О кризисе в жизни-творчестве Хармса, причем только внутреннем, духовном, не связанном с внешними обстоятельствами, можно говорить очень много; скажу кратко: это — победа в поражении, совершенство в несовершенстве, избыток в недостатке. Вспомним, что в истории европейского искусства величайшие произведения или формально несовершенны, или остались незаконченными: «Дон Кихот», «Реквием» Моцарта, «Мертвые души», «Братья Карамазовы» и др.
У Андерсена есть сказка «Голый король». Люди сами создают фетиши, а потом верят в них. Бэкон называл эти фетиши идолами. Создают идолов немногие люди, а верят в них — многие.
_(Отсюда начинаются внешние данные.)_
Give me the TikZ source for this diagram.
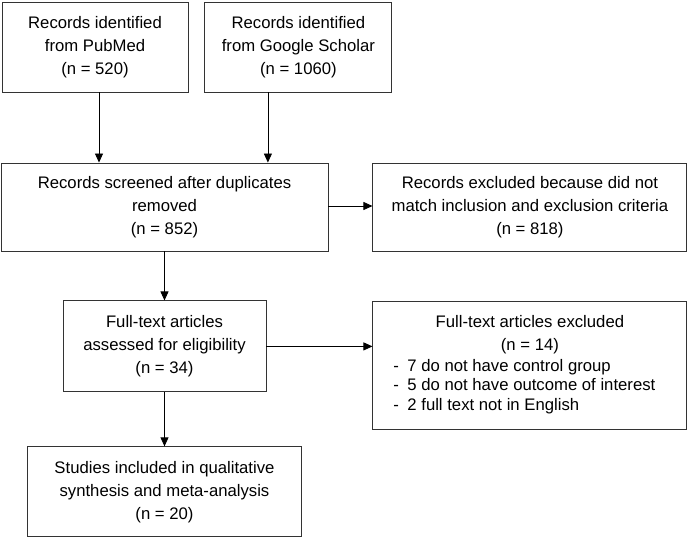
\documentclass[tikz,border=0pt]{standalone}
\usepackage{fontspec}
\setmainfont{Liberation Sans}
\usetikzlibrary{positioning,arrows.meta,calc}

\begin{document}
\begin{tikzpicture}[
    x=1pt, y=1pt,
    font=\fontsize{16.7}{23}\selectfont,
    box/.style={rectangle, draw=black!80, line width=0.9pt, align=center, inner sep=0pt},
    arrow/.style={-{Triangle[length=9pt,width=8pt]}, line width=0.8pt}
  ]
  \useasboundingbox (0,0) rectangle (688,-538);

  \node[box, minimum width=186pt, minimum height=90pt] (pubmed) at (95,-47) {Records identified\\from PubMed\\(n = 520)};
  \node[box, minimum width=187pt, minimum height=90pt, right=16pt of pubmed] (scholar) {Records identified\\from Google Scholar\\(n = 1060)};
  \node[box, minimum width=327pt, minimum height=88pt] (screened) at (164.5,-207) {Records screened after duplicates\\removed\\(n = 852)};
  \node[box, minimum width=314pt, minimum height=88pt, right=44pt of screened] (recexcl) {Records excluded because did not\\match inclusion and exclusion criteria\\(n = 818)};
  \node[box, minimum width=203pt, minimum height=91pt, below=49pt of screened] (fulltext) {Full-text articles\\assessed for eligibility\\(n = 34)};
  \node[box, minimum width=274pt, minimum height=90pt, below=54pt of fulltext] (included) {Studies included in qualitative\\synthesis and meta-analysis\\(n = 20)};
  \node[box, minimum width=314pt, minimum height=128pt, below=50pt of recexcl] (ftexcl) {Full-text articles excluded\\(n = 14)\\[2pt]
    {\fontsize{16.7}{19.5}\selectfont\begin{tabular}{@{}l@{\hspace{8.4pt}}l@{}}
      - & 7 do not have control group\\
      - & 5 do not have outcome of interest\\
      - & 2 full text not in English
    \end{tabular}}\hspace*{11pt}};

  \draw[arrow] ([xshift=4pt]pubmed.south) -- ([xshift=4pt]pubmed.south |- screened.north);
  \draw[arrow] ([xshift=-30.5pt]scholar.south) -- ([xshift=-30.5pt]scholar.south |- screened.north);
  \draw[arrow] ([yshift=1pt]screened.east) -- ([yshift=1pt]screened.east -| recexcl.west);
  \draw[arrow] (screened.south) -- (fulltext.north);
  \draw[arrow] (fulltext.east) -- (fulltext.east -| ftexcl.west);
  \draw[arrow] (fulltext.south) -- (included.north);

\end{tikzpicture}
\end{document}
Хармс в некоторых своих рассказах был андерсоновским мальчиком, который не побоялся сказать: «А король-то ведь гол». Он видел ничтожность и пустоту механизированной жизни, окостеневшей в автоматизме мысли, чувства и повседневности; пустоту и бессмысленность существования, определяемого словами: «как все», «так принято». В его рассказах и стихах встречается то, что называют бессмыслицей, алогизмом. Не рассказы его бессмысленны и алогичны, а жизнь, которую он описывает в них. Формальная же бессмысленность и алогизм ситуаций в его вещах, так же как и юмор, были средством обнажения жизни, выражения реальной бессмыслицы автоматизированного существования, некоторых реальных состояний, свойственных каждому человеку. Поэтому он и говорил, что в жизни есть две высокие вещи: юмор и святость. Под святостью он понимал подлинную — живую — жизнь. Юмором он обнажал неподлинную, застывшую, уже мертвую жизнь: не жизнь, а только мертвую оболочку жизни, безличное существование.